I actually purchased a one way ticket for my flight to France. In my visa application, I noted that I did not have a return ticket but that I had reserved money to buy a ticket at the end of my exchange. Plane tickets get very expensive if you buy within two or three weeks of departure, so plan ahead. I got stuck buying my first ticket at the last minute, and I lost a lot of money that way. Also, it can be cheaper to buy plane tickets to and from Paris, and the train between Paris and Lyon is only 30 euro if you purchase a couple weeks in advance.
Travel arrangements between landing point and final destination.
I flew to Lyon airport, and my host university (INSA Lyon) had a volunteer guide at the airport helping exchange students get to the campus. We took a bus and then a tram.
Rez? (yes or no)
Which one? What is included in rent?
I stayed in the INSA Lyon residences, sharing a two bedroom apartment with another exchange student. It was completely furnished, with internet and utilities included in the rent. There was a shower and toilet shared between the two of us, as well as a small kitchen with a fridge, sink, and electric stove-top. Bed sheets and blankets were provided, and washed every two weeks.

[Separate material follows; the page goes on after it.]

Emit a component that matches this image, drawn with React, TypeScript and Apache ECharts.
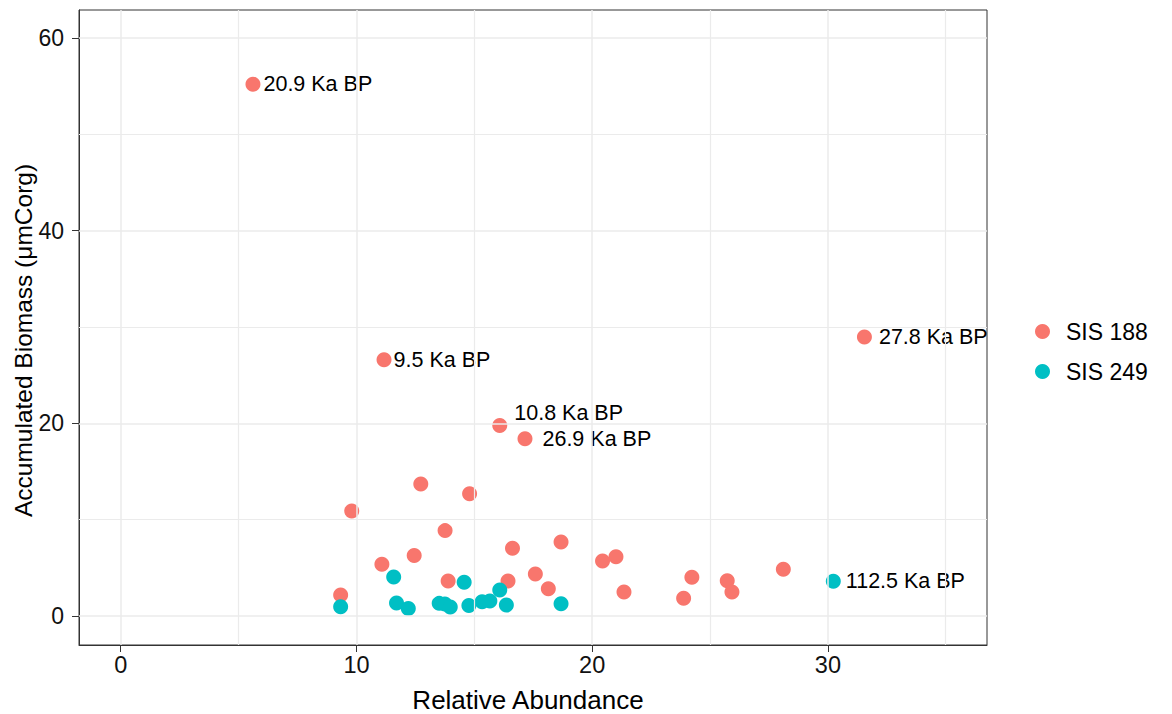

Did you have to purchase equipment? (yes or no). If you answered yes, what type (bed linen, kitchen ware, appliances, etc.)
I did buy a few things when I arrived, such as a desk lamp and a drying rack. Fortunately, previous exchange students had left a lot of kitchen ware behind, so I didn't need to buy any of that myself. I bought a cell-phone as well, as there was no land-line in the room.
Rent before APL (CAF)
Rent after APL (CAF)
Bank account? (yes or no)
Cell phone? (yes or no)
Which company and how much do you pay?
I got a pay-as-you-go phone from bouygues telecom. The handset was 20 euro (the cheapest) and I usually went through 20 euro a month in cards. The great thing in France is that you don't have to pay for incoming calls, so you can usually get by with no credit on your phone for a little while.
Land line? (yes or no)
Internet access, costs
Included in rent.
Local transportation: do you use a pass? (yes or no). How much do you pay?

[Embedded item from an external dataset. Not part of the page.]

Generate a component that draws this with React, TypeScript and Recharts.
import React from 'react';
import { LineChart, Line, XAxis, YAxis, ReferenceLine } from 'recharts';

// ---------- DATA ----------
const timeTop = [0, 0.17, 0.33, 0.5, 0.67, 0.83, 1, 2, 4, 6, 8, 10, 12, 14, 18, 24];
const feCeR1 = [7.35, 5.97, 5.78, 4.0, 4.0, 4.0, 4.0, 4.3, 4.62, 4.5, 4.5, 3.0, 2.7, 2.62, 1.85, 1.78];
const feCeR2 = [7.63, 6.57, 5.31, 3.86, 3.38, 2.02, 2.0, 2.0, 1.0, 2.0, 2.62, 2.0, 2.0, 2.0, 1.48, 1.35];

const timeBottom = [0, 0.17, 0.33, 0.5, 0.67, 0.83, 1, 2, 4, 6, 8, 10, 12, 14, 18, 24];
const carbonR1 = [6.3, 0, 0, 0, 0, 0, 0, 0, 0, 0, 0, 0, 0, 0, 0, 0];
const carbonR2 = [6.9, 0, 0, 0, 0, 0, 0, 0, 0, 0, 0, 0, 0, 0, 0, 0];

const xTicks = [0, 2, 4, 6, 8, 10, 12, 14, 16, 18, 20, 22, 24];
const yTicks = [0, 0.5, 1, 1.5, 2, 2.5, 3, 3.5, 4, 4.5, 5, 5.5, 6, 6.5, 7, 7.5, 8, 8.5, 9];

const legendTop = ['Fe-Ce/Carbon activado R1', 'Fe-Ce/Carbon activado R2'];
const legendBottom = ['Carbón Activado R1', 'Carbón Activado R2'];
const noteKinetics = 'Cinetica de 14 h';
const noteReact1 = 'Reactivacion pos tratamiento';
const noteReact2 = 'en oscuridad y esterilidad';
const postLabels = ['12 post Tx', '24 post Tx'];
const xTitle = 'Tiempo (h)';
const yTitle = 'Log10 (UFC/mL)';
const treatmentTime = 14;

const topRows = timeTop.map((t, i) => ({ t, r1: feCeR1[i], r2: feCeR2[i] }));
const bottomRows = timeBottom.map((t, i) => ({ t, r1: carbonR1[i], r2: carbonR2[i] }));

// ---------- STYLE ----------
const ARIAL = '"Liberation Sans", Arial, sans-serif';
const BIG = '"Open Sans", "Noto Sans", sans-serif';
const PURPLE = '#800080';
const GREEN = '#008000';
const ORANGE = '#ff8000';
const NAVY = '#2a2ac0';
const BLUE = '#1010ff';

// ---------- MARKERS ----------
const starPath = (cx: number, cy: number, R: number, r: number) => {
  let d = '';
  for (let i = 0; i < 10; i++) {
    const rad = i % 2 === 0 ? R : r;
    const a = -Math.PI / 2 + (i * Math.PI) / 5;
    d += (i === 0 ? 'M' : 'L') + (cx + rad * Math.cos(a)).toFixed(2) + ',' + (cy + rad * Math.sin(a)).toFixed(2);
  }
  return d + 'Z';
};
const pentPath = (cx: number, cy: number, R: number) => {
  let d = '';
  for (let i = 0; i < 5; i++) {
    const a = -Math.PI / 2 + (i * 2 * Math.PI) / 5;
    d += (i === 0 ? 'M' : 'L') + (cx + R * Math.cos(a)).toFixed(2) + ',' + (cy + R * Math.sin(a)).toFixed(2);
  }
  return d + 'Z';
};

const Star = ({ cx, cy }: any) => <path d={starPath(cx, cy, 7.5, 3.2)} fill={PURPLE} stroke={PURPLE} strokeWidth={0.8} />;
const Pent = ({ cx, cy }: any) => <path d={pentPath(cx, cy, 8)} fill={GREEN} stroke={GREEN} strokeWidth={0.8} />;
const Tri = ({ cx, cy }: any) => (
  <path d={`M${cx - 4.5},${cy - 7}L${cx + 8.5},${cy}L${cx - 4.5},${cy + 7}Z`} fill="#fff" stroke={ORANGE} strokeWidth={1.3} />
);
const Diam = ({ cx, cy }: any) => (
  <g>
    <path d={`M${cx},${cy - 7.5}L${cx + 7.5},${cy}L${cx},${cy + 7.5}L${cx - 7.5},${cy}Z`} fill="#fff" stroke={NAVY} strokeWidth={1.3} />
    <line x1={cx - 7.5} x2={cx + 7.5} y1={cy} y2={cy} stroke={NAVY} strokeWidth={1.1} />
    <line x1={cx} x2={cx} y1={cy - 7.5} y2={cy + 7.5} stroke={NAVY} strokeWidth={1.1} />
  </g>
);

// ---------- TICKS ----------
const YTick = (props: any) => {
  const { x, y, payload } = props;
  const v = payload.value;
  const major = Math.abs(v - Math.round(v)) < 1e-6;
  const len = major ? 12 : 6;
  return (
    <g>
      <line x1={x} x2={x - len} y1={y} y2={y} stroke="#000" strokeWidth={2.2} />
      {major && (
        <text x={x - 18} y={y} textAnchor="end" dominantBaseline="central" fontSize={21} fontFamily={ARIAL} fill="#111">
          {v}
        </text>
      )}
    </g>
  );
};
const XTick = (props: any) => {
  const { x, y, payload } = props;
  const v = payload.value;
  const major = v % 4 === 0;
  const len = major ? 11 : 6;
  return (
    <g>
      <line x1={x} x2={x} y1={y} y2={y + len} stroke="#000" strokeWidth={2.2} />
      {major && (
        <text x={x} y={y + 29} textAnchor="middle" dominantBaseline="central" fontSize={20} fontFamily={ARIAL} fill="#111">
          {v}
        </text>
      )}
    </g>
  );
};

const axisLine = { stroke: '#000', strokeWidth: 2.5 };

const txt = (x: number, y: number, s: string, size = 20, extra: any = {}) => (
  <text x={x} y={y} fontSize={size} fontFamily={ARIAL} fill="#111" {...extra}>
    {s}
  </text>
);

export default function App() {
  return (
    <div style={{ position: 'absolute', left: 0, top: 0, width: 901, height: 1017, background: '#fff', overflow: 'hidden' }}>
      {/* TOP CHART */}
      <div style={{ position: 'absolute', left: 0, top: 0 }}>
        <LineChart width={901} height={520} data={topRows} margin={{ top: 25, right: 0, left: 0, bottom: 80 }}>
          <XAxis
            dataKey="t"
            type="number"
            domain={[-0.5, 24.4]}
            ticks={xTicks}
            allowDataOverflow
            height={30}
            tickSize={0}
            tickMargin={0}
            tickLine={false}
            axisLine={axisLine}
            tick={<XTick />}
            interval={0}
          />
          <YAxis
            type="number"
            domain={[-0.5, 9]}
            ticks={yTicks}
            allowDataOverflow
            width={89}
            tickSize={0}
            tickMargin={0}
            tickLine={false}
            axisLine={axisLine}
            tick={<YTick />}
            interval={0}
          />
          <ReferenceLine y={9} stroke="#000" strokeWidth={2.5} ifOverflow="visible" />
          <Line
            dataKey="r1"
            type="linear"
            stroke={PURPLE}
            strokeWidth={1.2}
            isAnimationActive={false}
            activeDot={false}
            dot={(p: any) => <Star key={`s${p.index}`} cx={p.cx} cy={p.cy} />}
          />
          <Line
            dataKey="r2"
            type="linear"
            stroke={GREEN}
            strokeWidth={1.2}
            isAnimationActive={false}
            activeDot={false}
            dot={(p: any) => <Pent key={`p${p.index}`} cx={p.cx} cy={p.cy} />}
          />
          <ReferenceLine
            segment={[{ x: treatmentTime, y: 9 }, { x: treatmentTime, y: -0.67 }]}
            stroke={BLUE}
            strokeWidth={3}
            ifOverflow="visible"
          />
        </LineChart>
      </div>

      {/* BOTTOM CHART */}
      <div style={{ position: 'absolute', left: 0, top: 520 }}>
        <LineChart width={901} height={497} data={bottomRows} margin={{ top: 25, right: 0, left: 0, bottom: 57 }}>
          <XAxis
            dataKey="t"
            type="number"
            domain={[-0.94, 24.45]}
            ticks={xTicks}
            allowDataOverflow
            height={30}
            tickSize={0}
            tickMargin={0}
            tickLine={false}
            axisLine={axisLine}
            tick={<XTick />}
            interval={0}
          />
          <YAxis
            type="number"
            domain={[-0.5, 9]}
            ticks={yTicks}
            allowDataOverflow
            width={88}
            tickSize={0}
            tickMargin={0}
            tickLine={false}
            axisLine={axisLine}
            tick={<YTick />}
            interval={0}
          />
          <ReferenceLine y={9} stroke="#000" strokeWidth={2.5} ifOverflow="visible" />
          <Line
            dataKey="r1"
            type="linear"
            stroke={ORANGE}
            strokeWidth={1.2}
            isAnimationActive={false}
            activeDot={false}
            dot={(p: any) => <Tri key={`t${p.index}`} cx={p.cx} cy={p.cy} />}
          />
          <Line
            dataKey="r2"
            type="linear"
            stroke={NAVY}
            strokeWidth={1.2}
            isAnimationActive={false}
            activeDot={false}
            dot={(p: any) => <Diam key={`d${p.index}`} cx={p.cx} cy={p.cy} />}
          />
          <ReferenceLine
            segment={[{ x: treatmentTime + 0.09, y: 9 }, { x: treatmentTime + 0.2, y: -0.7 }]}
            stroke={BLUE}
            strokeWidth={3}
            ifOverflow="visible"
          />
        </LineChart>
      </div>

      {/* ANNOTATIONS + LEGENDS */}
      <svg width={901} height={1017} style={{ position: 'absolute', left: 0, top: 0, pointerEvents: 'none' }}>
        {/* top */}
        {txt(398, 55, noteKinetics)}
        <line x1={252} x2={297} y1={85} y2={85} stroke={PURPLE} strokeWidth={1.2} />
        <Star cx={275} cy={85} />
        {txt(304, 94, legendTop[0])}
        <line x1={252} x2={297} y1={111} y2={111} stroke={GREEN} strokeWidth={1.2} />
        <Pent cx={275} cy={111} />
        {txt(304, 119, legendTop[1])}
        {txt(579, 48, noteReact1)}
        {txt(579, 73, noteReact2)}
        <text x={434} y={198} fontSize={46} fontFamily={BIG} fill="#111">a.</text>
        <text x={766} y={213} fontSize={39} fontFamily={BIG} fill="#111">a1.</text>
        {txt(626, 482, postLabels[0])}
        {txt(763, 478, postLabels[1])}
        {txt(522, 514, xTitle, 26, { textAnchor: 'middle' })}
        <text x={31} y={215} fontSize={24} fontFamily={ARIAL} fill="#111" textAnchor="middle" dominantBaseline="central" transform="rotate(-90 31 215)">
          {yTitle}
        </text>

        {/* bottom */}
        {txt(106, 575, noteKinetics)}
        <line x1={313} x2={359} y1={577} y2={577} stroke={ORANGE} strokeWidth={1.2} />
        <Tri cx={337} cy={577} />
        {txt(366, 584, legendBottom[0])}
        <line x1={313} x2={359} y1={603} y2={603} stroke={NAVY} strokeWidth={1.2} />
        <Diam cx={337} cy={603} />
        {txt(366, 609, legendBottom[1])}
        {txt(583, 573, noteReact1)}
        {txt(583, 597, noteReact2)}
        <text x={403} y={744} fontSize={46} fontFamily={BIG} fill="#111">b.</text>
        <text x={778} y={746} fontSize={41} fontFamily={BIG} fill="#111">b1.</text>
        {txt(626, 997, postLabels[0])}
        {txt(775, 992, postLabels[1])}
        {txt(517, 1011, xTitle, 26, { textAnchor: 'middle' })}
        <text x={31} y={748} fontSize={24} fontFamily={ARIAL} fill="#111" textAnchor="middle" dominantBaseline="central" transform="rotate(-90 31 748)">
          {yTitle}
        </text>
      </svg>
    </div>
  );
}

What did you bring with you from Canada that is most valuable?
My laptop was essential for figuring everything out when I first got there.
What did you bring with you from Canada that is least valuable?
Any appliances that require a 110 V power supply. I only brought one voltage converter, and it was really inefficient and would overheat if I left it plugged in. I had an alarm clock, a light, and a power bar which couldn't run off the European voltage, so I just never used them. Luckily most laptop power supplies can work with 220 V outlets, you just need a small adaptor so the Canadian plug can fit in the European outlet.
Be patient with all the administrative hoops you have to jump through. As a non-European student you are going to have to go through a lot more bureaucracy than your Erasmus colleagues. Also, if you qualify for European citizenship through your parents, it's definitely worth applying for that.